Nous poursuivons notre analyse du discours de mission, rapporté dans l’Évangile de Matthieu (Mt 10:7-10). Après avoir étudié les premières instructions données par Jésus, nous nous concentrons ici sur deux éléments essentiels : la gratuité et la simplicité demandées aux Douze dans l’accomplissement de leur mission.
L’appel à la gratuité : « Vous avez reçu gratuitement, donnez gratuitement »
Dans cette section du discours, Jésus réitère l’appel au repentir, héritage de la prédication de Jean-Baptiste, et insiste sur la gratuité de l’annonce évangélique :
Allez, prêchez, et dites : Le Royaume des Cieux est proche. Guérissez les malades, ressuscitez les morts, purifiez les lépreux, chassez les démons. Vous avez reçu gratuitement, donnez gratuitement. Ne prenez ni or, ni argent, ni monnaie, dans vos ceintures ; ni sac pour le voyage, ni deux tuniques, ni souliers, ni bâton ; car l’ouvrier mérite sa nourriture. (Mt 10:7-10)
Comme Jésus, les apôtres doivent accompagner l’annonce du Royaume de Dieu de miracles : guérisons, résurrections et délivrances.

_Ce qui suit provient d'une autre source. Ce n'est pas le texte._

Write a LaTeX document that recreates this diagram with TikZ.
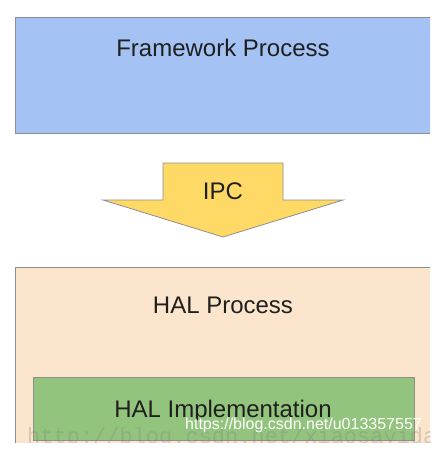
\documentclass[tikz,border=0pt]{standalone}
\usepackage{fontspec}
\setmainfont{Liberation Sans}
\newfontfamily\markfont{Liberation Mono}
\usetikzlibrary{positioning}
\definecolor{fwblue}{HTML}{A4C2F4}
\definecolor{halpeach}{HTML}{FCE5CD}
\definecolor{implgreen}{HTML}{93C47D}
\definecolor{ipcyellow}{HTML}{FFD966}
\definecolor{edgegray}{HTML}{8E8E8E}
\tikzstyle{procbox} = [rectangle, draw=edgegray, line width=1pt, anchor=north west, inner sep=0pt]
\tikzstyle{title}   = [font=\fontsize{24}{28}\selectfont, text=black!88, inner sep=0pt, anchor=base]
\tikzstyle{ipcarrow} = [draw=edgegray, line width=0.8pt, fill=ipcyellow, line join=miter]
\tikzstyle{wmark}   = [inner sep=0pt, anchor=base west]

\begin{document}
\begin{tikzpicture}[x=1pt, y=-1pt]
	\useasboundingbox (0,0) rectangle (442,461);
	\clip (0,0) rectangle (430,442);
	% framework side
	\node [procbox, fill=fwblue, minimum width=440pt, minimum height=116pt] (fw) at (15,17) {};
	\node [title] (fwtext) at (223,56) {Framework Process};
	% IPC arrow
	\coordinate (tip) at (223,237);
	\path [ipcarrow] (163,163) -- (283,163) -- (283,200) -- (343,200) -- (tip) -- (103,200) -- (163,200) -- cycle;
	\node [title] (ipc) at (223,199) {IPC};
	% HAL side
	\node [procbox, fill=halpeach, minimum width=440pt, minimum height=200pt] (hal) at (15,267) {};
	\node [title] (haltext) at (223,313) {HAL Process};
	\node [procbox, fill=implgreen, minimum width=381pt, minimum height=63pt] (impl) at (33,377) {};
	\node [title] (impltext) at (223,417) {HAL Implementation};
	% watermarks
	\node [wmark, font=\markfont\fontsize{22}{24}\selectfont, text=gray, opacity=0.3] (wmark2) at (27,443) {http://blog.csdn.net/xiaosayidao};
	\node [wmark, font=\fontsize{16}{18}\selectfont, text=white] (wmark1) at (185,429) {https://blog.csdn.net/u013357557};
\end{tikzpicture}
\end{document}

Ces dons sont reçus gratuitement et doivent être partagés de la même manière.
Les paroles de Jésus font écho à Sa réponse aux disciples de Jean-Baptiste :
Les aveugles voient, les boiteux marchent, les lépreux sont purifiés, les sourds entendent, les morts ressuscitent, et la bonne nouvelle est annoncée aux pauvres. (Mt 11:5)
Si les Évangiles rapportent de nombreux cas de guérisons et de délivrances accomplies par Jésus, ils mentionnent également que les disciples, bien qu’investis de Son autorité, ne parvenaient pas toujours à accomplir ces miracles. Par exemple : Ils chassaient les démons au nom de Jésus, mais n’y parvenaient pas toujours. (Lc 10:17, Mt 17:19) Ce n’est qu’après la Résurrection que les disciples reçoivent de Jésus la plénitude de cette autorité, comme le décrivent les Actes des Apôtres : Pierre ressuscita Tabitha, et Paul ressuscita Eutychus. (Ac 9:36-41, 20:9-12)
L’expression « vous avez reçu gratuitement, donnez gratuitement » souligne que leur mission ne doit jamais être monnayée ou utilisée à des fins personnelles. En revanche, Jésus précise que « l’ouvrier mérite sa nourriture », reconnaissant ainsi que les disciples peuvent recevoir un soutien matériel, tel que nourriture ou abri, pour accomplir leur tâche.
La simplicité dans la mission : un appel à la pauvreté évangélique
L’appel à ne rien emporter pour le voyage – ni argent, ni sac, ni chaussures de rechange – est une prescription de pauvreté. Cependant, cette pauvreté n’est pas un rejet des besoins matériels, mais une invitation à la confiance totale en Dieu et à la simplicité.
La comparaison des versions de Matthieu, Marc et Luc montre des nuances dans ces consignes. Par exemple :
- Chez Matthieu et Luc, les apôtres ne doivent rien emporter, ni même un bâton.
- Chez Marc, ils peuvent prendre un bâton, mais pas un sac ou de l’argent.
Ces différences peuvent être interprétées comme une flexibilité pratique, mais elles renvoient également à une symbolique plus profonde. La version de Marc pourrait évoquer le souvenir de l’Exode, où les Hébreux mangèrent l’agneau pascal ceints de leurs reins, le bâton à la main (Ex 12:11). Ce rappel symbolise l’urgence et la disponibilité pour répondre à l’appel divin.
Après la Résurrection, l’Église chrétienne adopte ces principes de gratuité et de simplicité. Les Actes des Apôtres témoignent d’une organisation communautaire fondée sur le partage :
Tous ceux qui possédaient des champs ou des maisons les vendaient et déposaient le prix aux pieds des apôtres. (Ac 4:34-35)
Les apôtres veillent également à réprimer toute tentative de faire commerce des dons de Dieu, comme en témoigne l’épisode de Simon le Mage, condamné pour avoir voulu acheter le pouvoir d’imposer les mains (Ac 8:18-20).
L’appel à la gratuité et à la simplicité, au cœur du discours de mission de Jésus, ne se limite pas à une éthique personnelle des apôtres. Il reflète une dépendance totale envers Dieu et un refus de l’attachement aux biens matériels. Ces consignes, adaptées par l’Église primitive, continuent d’inspirer la mission chrétienne, basée sur le service désintéressé et la foi dans la providence divine.